■ **Given material**:
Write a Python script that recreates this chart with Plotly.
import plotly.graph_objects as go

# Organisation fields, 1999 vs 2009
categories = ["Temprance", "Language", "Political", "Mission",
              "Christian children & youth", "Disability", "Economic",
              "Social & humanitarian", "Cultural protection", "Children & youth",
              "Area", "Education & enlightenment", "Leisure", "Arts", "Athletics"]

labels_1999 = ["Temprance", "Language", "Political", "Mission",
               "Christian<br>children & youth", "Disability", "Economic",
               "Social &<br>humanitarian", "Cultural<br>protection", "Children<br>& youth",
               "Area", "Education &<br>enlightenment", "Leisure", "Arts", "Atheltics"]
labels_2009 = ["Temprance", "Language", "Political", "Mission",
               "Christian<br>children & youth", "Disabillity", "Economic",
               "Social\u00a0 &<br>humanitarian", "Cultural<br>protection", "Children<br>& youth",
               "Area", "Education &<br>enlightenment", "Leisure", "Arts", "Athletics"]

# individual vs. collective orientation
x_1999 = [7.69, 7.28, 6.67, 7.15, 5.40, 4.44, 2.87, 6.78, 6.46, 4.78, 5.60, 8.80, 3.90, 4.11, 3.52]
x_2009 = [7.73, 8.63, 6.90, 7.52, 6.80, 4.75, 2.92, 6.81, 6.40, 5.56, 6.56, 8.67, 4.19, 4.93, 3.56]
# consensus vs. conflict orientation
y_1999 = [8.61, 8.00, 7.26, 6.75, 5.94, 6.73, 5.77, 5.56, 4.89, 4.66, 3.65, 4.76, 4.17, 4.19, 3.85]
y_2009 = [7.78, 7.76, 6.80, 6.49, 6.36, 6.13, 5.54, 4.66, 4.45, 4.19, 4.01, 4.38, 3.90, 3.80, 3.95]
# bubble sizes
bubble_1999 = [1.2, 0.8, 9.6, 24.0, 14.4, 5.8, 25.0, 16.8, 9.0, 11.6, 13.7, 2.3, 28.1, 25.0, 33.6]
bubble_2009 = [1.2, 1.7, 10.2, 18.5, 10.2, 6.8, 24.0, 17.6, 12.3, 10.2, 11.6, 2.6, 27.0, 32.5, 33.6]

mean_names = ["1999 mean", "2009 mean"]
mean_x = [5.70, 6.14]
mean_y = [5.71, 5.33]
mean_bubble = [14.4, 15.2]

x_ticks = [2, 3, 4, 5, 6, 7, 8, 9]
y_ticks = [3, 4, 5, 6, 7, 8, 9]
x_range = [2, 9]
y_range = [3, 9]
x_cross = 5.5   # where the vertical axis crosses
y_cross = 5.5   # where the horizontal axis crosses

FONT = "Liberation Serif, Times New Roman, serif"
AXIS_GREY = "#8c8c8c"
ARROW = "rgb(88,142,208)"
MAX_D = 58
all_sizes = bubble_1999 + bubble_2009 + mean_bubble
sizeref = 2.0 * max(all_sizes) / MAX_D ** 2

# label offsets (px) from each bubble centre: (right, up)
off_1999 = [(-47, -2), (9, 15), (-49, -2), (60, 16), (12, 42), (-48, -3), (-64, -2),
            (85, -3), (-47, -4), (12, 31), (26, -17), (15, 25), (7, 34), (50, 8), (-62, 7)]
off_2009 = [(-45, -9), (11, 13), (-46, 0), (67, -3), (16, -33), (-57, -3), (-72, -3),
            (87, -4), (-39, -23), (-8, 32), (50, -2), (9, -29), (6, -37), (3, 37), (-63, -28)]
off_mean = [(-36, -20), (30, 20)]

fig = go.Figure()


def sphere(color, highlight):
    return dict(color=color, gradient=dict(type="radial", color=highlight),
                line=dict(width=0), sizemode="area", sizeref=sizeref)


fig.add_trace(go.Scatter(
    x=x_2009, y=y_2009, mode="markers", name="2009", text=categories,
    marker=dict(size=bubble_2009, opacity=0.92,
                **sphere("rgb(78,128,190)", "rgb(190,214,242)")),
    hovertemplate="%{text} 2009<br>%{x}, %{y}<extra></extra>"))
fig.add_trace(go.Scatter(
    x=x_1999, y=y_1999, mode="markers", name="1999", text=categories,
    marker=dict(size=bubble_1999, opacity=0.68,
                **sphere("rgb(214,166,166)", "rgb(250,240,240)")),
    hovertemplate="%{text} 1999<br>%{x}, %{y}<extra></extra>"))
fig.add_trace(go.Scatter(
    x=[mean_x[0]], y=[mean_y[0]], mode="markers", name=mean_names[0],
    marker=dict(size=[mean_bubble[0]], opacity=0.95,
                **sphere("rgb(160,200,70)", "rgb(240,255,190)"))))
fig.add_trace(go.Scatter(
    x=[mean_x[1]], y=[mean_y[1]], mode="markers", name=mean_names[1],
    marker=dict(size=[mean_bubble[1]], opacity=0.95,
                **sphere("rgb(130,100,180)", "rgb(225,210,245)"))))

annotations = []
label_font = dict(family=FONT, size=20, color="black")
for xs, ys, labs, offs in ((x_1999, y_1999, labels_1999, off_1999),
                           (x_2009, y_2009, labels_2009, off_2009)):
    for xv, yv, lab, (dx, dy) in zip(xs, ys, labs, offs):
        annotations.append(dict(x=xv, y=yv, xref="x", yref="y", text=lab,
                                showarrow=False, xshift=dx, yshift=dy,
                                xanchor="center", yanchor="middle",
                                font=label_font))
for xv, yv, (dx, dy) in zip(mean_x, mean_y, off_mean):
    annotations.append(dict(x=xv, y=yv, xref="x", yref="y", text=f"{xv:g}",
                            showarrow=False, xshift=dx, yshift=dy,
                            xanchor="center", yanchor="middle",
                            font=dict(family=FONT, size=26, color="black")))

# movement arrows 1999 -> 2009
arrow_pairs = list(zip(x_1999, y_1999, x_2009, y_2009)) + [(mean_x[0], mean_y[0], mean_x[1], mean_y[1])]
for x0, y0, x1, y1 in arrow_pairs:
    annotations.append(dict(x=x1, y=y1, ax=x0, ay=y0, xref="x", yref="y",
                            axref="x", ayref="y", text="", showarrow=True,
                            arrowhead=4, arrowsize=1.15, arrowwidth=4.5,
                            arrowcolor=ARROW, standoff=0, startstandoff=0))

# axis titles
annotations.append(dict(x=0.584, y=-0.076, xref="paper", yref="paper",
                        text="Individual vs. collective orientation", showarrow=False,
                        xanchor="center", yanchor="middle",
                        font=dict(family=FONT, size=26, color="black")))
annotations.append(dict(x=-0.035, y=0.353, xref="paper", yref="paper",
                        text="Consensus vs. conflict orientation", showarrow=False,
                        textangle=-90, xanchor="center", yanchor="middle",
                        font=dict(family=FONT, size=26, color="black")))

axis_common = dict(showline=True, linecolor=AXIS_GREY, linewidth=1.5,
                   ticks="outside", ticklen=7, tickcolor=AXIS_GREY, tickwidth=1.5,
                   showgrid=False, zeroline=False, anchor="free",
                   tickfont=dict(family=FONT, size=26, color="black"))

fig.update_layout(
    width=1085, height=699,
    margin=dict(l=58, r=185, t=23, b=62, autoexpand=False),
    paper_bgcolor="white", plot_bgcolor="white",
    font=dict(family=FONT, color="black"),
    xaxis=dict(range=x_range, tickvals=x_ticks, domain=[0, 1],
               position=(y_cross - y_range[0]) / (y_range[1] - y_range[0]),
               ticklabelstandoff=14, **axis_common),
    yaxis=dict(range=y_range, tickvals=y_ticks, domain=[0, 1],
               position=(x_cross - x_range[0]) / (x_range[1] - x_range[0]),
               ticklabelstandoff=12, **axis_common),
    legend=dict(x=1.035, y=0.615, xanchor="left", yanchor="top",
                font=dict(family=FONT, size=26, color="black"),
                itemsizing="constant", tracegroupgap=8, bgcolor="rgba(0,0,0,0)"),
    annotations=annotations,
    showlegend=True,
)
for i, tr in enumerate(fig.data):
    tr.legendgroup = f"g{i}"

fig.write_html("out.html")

■ **Prompt**: Starting at the first line of the data above, please restate word for word every line up to and including the one that holds "import plotly.graph_objects as go", and add nothing else.

■ **Worked solution**:
Write a Python script that recreates this chart with Plotly.
import plotly.graph_objects as go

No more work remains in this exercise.